Let’s be real: the blind obsession with “cloud migration” is dead. In 2026, the smart money is on infrastructure extraction – pulling critical assets off the big public clouds and locking them down on sovereign ground.
For years, everyone treated US hyperscalers like the ultimate safe haven. But given today’s fragmented geopolitical situation and the relentless threat matrix targeting national infrastructure, hosting frontline assets on rented, foreign ground is a massive structural failure. That’s why European state networks – from Ministries of Foreign Affairs to central defense IT agencies – are executing a tactical retreat and reclaiming direct custody of their frameworks.
When things get bad, you don’t host your critical telemetry on a platform you don’t fully control.
1. Out of Foreign Jurisdiction
Data sovereignty isn’t a compliance checkbox anymore; it’s a matter of kinetic national security.
Hosting your core orchestration data on a US hyperscaler means surrendering tactical control. Localized servers in Frankfurt or Helsinki don’t mean a thing when the provider is legally bound by the US CLOUD Act. If a geopolitical crisis escalates, the threat isn’t just a data leak – it’s an external power hitting an automatic kill-switch or gaining back-door access to your systems. True sovereignty means owning the underlying infrastructure from top to bottom, completely isolated from foreign legal reach.
2. The GDPR Illusion vs. Tactical Zero-Trust
A lot of operators think encrypting data at rest inside a public cloud fulfills EU data localization rules. That’s a dangerous assumption. There is a massive operational divide between static storage and true zero-trust IoT orchestration:
- Commodity Cloud: Shared, multi-tenant hardware, constant data caching, and vulnerable to foreign root-access vectors.

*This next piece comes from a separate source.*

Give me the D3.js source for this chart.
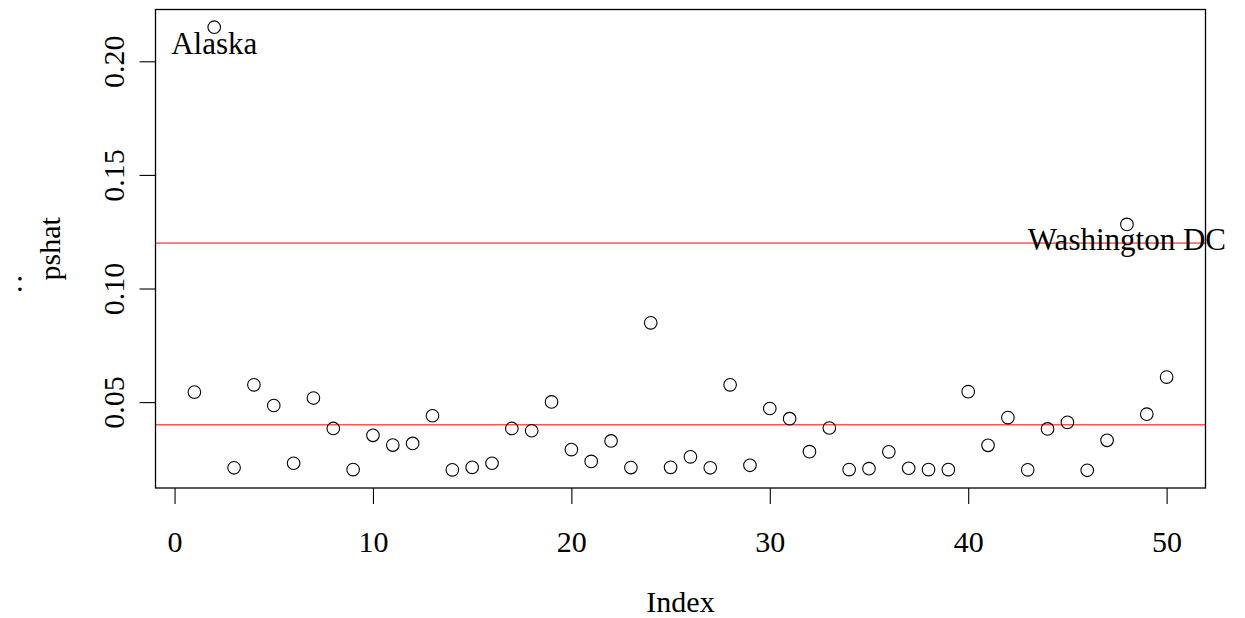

- Zero-Trust Orchestration: Inherently isolated, distributed ledger systems with end-to-end encrypted, zero-knowledge telemetry.
When you’re managing an energy grid, water supply, or telecom backbone, you’re dealing with millions of continuous tactical data points. If your orchestration layer relies on a public cloud’s proprietary APIs, you’re just renting your operational continuity. A tactical zero-trust framework treats the entire network as a hostile environment, ensuring the control ledger remains unassailable even if physical nodes are compromised.
3. Ditch the VC-Backed Tech Armor
Where you buy your tech matters just as much as where you deploy it.
The current tech vendor landscape is highly volatile. VC-backed startups and Wall Street-beholden tech giants are structurally incentivized to cut corners on long-term security to boost quarterly margins. They are prone to sudden acquisitions, abrupt code changes, and cost-cutting measures that gut platform redundancy.
Mission-critical operations require absolute, uncompromised continuity. That’s why we’re seeing a surge in demand for founder-owned, independently funded infrastructure providers. An independent, self-funded architecture answers only to its clients – not activist investors looking for an exit strategy. This ensures the software stack is built from scratch (no vulnerable third-party code), and redundancy is maintained because it’s operationally vital, not optimized away for a balance sheet.
The Bottom Line
The era of blind faith in monopolistic public cloud providers is over. As public utility operators and state networks face an increasingly complex geopolitical theater, the migration toward dedicated, inherently scalable, and strictly localized platforms is locked in.
If you’re running mission-critical infrastructure, it’s time to pull back from the commodity cloud, secure your perimeters, and lock down your digital borders.